* Data lines *

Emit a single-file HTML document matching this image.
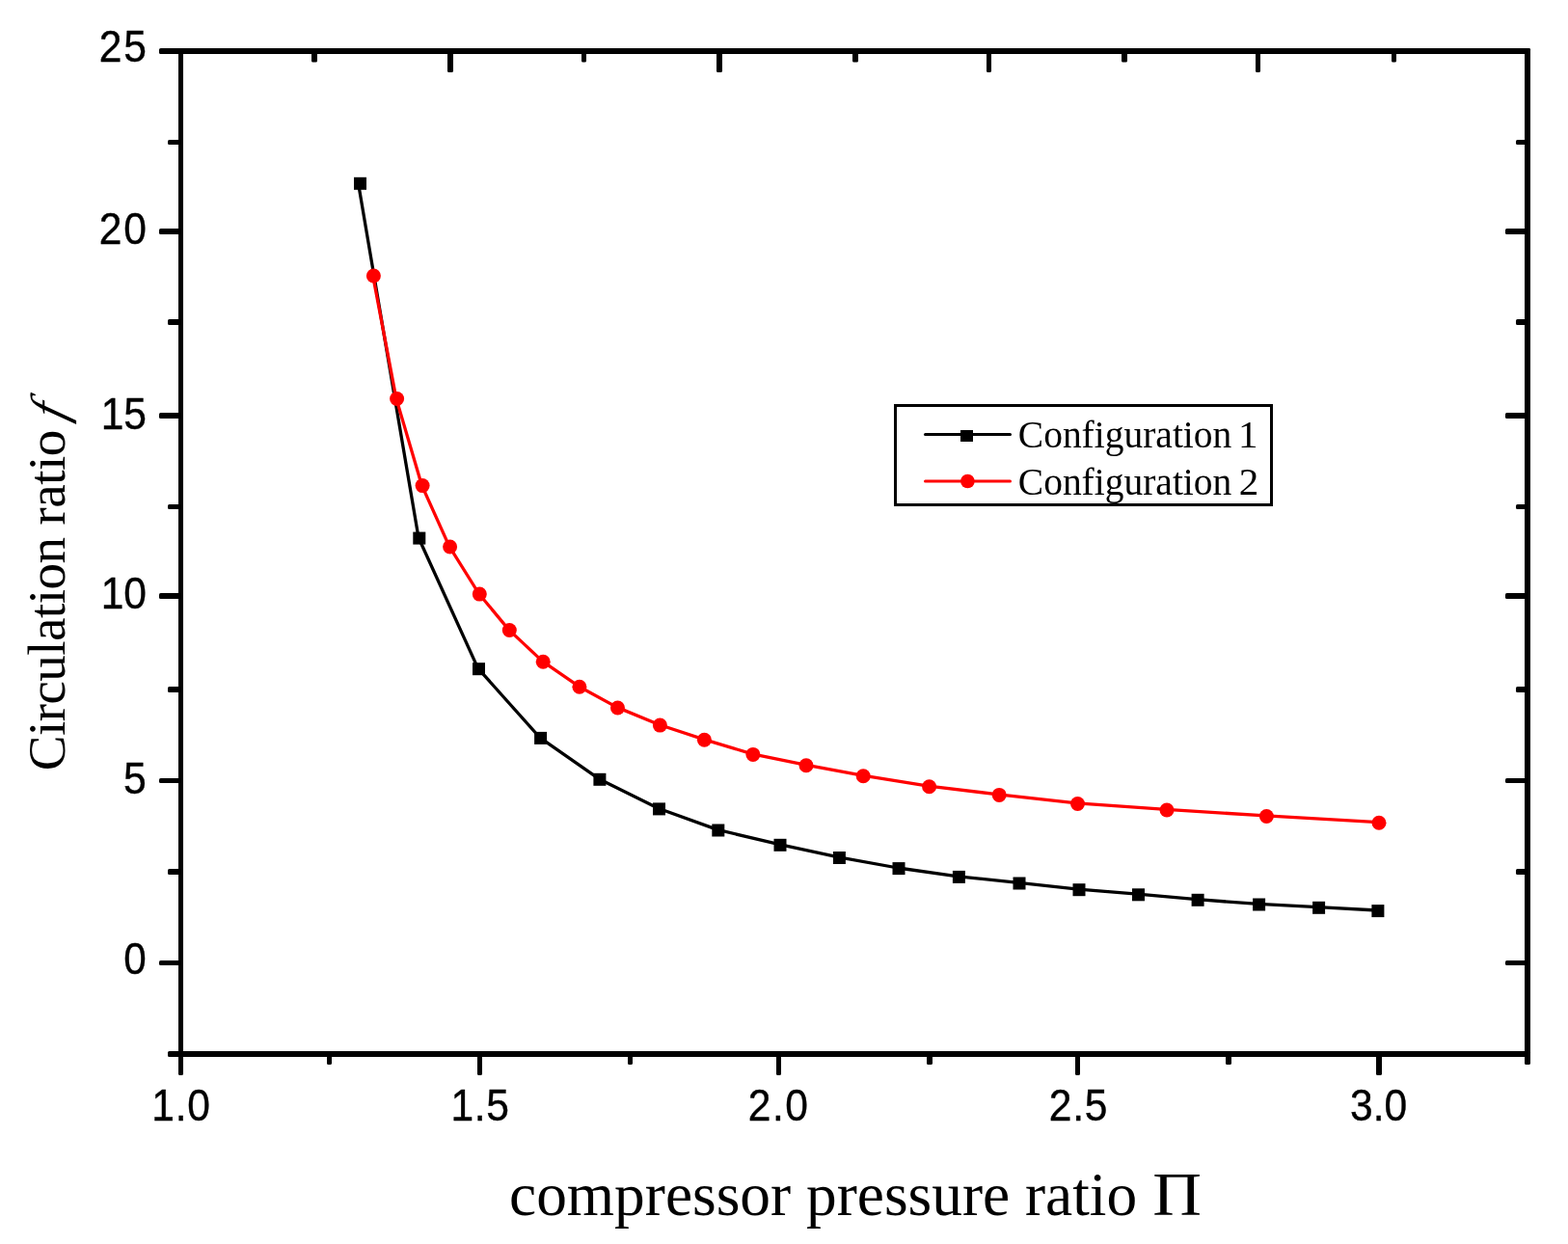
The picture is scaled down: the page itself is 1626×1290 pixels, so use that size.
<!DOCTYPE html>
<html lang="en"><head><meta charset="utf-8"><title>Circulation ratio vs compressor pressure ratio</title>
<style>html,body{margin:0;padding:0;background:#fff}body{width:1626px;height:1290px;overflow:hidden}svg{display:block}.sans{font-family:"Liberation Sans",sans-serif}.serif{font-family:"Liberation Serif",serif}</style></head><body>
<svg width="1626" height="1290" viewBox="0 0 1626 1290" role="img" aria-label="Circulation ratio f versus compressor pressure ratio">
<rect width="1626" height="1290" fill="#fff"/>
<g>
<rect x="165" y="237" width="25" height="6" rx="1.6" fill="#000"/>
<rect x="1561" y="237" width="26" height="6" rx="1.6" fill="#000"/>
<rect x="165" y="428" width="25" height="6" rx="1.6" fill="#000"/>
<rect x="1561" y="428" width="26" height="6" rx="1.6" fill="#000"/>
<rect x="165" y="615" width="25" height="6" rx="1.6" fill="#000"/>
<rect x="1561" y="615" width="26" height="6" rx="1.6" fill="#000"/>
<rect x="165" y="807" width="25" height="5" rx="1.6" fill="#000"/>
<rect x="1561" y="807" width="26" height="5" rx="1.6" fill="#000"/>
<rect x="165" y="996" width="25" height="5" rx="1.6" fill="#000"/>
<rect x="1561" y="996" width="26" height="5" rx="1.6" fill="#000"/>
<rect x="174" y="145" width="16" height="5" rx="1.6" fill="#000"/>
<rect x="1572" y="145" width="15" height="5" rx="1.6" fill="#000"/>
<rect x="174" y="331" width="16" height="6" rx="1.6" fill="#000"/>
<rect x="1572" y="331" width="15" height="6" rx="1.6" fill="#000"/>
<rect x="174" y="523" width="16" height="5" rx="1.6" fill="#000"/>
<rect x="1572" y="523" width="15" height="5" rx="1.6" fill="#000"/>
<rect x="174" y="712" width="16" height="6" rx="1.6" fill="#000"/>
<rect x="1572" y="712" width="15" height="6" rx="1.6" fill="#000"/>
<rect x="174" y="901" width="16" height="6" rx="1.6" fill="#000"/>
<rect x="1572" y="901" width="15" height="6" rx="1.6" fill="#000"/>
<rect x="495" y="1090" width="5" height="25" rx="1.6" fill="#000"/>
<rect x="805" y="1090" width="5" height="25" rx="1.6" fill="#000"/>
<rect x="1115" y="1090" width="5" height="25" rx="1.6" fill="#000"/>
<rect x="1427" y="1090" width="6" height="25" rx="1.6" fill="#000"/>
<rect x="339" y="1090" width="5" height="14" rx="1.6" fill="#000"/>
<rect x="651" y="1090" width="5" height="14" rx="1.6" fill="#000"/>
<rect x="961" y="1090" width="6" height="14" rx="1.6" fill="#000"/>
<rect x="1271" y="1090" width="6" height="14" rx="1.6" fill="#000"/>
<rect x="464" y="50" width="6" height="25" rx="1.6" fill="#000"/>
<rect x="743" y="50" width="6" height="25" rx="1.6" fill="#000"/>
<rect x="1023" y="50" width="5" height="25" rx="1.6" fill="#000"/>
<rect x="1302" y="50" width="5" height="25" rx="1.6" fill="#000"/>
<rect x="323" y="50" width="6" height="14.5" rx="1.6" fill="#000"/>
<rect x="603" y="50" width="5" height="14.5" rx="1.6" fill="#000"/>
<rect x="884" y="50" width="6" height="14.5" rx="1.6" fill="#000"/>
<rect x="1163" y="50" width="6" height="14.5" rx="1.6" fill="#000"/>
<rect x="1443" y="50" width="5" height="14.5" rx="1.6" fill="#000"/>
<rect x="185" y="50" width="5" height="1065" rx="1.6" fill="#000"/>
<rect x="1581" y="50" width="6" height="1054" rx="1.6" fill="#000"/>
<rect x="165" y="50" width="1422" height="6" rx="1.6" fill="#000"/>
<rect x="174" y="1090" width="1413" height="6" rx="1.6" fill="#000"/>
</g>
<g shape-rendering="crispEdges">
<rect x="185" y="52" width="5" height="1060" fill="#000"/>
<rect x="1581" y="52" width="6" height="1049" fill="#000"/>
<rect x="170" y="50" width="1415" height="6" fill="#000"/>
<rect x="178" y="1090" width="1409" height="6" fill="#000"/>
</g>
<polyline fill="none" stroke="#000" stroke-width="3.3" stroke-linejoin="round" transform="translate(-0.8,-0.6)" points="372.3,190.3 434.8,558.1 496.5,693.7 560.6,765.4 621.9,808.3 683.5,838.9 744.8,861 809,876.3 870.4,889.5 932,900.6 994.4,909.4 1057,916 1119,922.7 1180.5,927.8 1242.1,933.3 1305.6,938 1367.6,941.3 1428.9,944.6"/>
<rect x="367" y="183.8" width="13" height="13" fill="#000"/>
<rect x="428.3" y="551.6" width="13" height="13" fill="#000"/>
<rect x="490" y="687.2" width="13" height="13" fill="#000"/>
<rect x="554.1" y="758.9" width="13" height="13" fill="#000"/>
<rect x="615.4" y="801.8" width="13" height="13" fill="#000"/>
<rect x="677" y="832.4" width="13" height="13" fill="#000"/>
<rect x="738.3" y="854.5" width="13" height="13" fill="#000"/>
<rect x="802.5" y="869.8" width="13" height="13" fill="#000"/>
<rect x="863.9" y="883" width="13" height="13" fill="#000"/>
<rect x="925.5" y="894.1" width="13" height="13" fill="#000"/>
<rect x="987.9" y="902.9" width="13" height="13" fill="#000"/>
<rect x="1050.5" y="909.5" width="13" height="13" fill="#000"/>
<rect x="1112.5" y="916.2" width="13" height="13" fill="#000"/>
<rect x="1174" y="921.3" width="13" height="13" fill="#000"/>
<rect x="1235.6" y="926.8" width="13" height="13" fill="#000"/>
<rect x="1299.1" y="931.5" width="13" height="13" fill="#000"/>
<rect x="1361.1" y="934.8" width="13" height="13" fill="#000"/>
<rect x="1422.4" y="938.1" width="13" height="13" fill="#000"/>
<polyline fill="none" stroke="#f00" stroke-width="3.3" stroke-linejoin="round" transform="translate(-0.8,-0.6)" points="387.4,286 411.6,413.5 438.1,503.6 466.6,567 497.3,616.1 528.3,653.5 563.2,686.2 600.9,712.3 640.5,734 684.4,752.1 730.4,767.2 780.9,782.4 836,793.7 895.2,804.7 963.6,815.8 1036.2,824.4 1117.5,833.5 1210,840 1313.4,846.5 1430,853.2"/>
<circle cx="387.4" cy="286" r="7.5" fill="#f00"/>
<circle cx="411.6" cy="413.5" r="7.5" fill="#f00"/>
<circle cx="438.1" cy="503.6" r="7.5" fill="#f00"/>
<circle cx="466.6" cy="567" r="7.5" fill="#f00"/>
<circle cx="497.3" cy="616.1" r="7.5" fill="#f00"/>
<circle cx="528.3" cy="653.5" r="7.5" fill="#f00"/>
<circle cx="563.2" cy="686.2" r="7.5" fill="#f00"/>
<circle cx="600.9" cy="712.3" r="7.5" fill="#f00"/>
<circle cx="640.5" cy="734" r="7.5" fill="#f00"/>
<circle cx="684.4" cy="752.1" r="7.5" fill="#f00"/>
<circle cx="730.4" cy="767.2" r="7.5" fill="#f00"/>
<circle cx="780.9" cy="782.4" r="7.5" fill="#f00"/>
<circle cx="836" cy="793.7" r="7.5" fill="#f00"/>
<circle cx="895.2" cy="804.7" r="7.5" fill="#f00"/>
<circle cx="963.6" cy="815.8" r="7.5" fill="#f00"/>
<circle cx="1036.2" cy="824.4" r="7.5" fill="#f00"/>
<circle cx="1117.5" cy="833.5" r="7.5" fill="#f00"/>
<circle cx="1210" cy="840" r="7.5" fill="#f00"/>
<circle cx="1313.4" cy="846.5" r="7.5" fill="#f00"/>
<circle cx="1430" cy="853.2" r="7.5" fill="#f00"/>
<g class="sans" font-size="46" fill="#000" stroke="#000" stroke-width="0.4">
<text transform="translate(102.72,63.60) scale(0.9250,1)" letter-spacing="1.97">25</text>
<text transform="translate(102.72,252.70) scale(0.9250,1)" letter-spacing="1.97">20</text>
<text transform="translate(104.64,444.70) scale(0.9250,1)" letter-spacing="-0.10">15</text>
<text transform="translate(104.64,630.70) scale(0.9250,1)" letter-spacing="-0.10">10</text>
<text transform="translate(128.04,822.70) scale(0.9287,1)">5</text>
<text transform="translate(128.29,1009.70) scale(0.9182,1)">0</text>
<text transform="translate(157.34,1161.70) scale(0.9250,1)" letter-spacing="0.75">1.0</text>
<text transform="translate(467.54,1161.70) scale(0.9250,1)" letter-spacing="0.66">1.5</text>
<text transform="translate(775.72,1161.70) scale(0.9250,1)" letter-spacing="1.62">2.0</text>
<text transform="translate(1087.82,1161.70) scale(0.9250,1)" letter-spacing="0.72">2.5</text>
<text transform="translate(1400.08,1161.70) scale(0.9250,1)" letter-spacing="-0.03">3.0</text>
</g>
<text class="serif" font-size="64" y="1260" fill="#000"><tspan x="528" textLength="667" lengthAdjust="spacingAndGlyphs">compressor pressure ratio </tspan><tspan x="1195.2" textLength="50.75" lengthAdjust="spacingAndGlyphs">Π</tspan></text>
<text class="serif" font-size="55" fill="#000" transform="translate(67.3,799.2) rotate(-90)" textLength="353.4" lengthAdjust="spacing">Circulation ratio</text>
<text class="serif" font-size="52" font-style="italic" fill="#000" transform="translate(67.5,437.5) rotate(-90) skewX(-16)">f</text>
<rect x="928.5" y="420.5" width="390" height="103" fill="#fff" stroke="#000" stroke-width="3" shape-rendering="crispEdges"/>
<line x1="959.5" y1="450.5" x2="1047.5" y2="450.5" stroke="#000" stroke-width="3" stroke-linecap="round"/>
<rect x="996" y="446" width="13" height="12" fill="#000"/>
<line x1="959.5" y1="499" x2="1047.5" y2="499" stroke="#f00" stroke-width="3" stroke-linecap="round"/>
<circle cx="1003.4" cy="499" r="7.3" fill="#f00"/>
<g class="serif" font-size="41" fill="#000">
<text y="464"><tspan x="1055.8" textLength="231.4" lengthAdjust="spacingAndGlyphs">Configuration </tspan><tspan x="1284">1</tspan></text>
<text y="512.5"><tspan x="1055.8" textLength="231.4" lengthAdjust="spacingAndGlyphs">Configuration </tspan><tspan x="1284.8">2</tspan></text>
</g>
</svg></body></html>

* Task details *
List each line in the listing that contains the string "size".

* Written response *
The picture is scaled down: the page itself is 1626×1290 pixels, so use that size.
<g class="sans" font-size="46" fill="#000" stroke="#000" stroke-width="0.4">
<text class="serif" font-size="64" y="1260" fill="#000"><tspan x="528" textLength="667" lengthAdjust="spacingAndGlyphs">compressor pressure ratio </tspan><tspan x="1195.2" textLength="50.75" lengthAdjust="spacingAndGlyphs">Π</tspan></text>
<text class="serif" font-size="55" fill="#000" transform="translate(67.3,799.2) rotate(-90)" textLength="353.4" lengthAdjust="spacing">Circulation ratio</text>
<text class="serif" font-size="52" font-style="italic" fill="#000" transform="translate(67.5,437.5) rotate(-90) skewX(-16)">f</text>
<g class="serif" font-size="41" fill="#000">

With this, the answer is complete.